Journal Entry / February 7, 2021
For when I kept silent, my bones wasted away through my groaning all day long.Psalm 32:3 ESV
The beginning of Psalm 32 was a reflection about secret sin that is harbored in our heart and goes unacknowledged before the Lord. It’s that sin that we know about that resides deep within us and we both hate and love it at the same time. We have a double-minded relationship with this secret sin. David tells us that this harboring of secret sin in our heart is killing us, both in our spiritual walk and in our physical bodies. He tells us that his silence before the Lord about this sin was causing his bones to waste away. He could feel his physical body responding and reacting negatively to this cover up happening in his heart.
He goes on to say that the Lord’s hand was heavy upon him. That the Lord was working to get David’s attention about this secret sin. This heavy handedness took away David’s strength. I think it probably refers to both his physical and spiritual strength. Hiding secret sin from the Lord is a full time job. It requires a lot of mental energy to continually deny and set aside the guilt and shame that builds up. We extend a lot of energy running from the Lord to keep sin secret.
The solution is simple… Acknowledge your sin to the Lord and he will forgive you. Our secret sin is really no secret at all. It is really just unacknowledged sin in our heart, that we cover up and hide from ourselves. The Lord knows every minute detail of our sin and is waiting for us to come to him for forgiveness. Forgiveness is freely given. It is joyful for the Lord to forgive. As we acknowledge our sin before him, he is pleased to forgive and restore us.
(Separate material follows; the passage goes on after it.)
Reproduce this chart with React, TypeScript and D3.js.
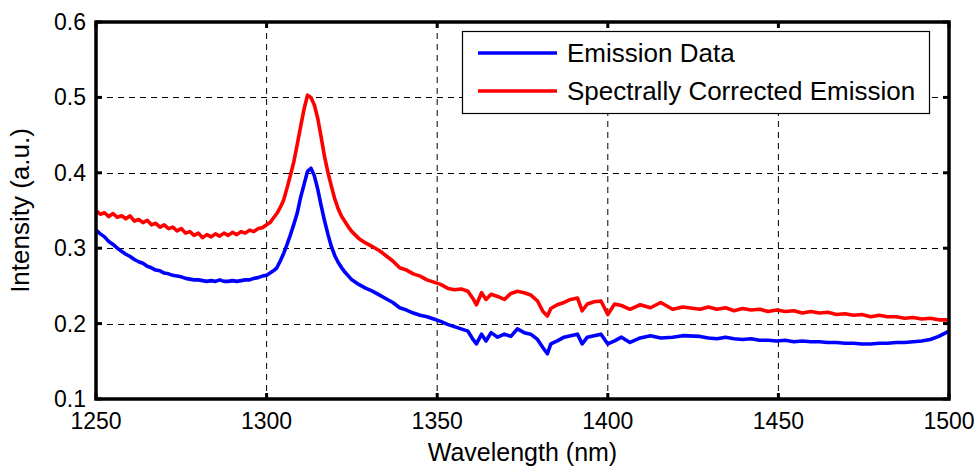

This is the hidden detail of secret sin in my heart. I am so use to hiding it from myself and others, that I deceive myself into thinking that I can hide my sin from God. That my secret sin is just that… a secret. It is only when I turn to Christ and start running toward him that I truly break the cycle. When I try to fight sin in my own strength to show the Lord my devotion, I will surely fail. I must offer right sacrifices before the Lord. And that right sacrifice is acknowledging that I am weak and need the healing restorative strength of the Lord. That sin is only secret because I want if to be. Jesus wants me to come to him in humbleness. That as I acknowledge my sin and dependence upon the Lord, he will heal me. He will rescue me. He will be my Rock a my fortress… Forever.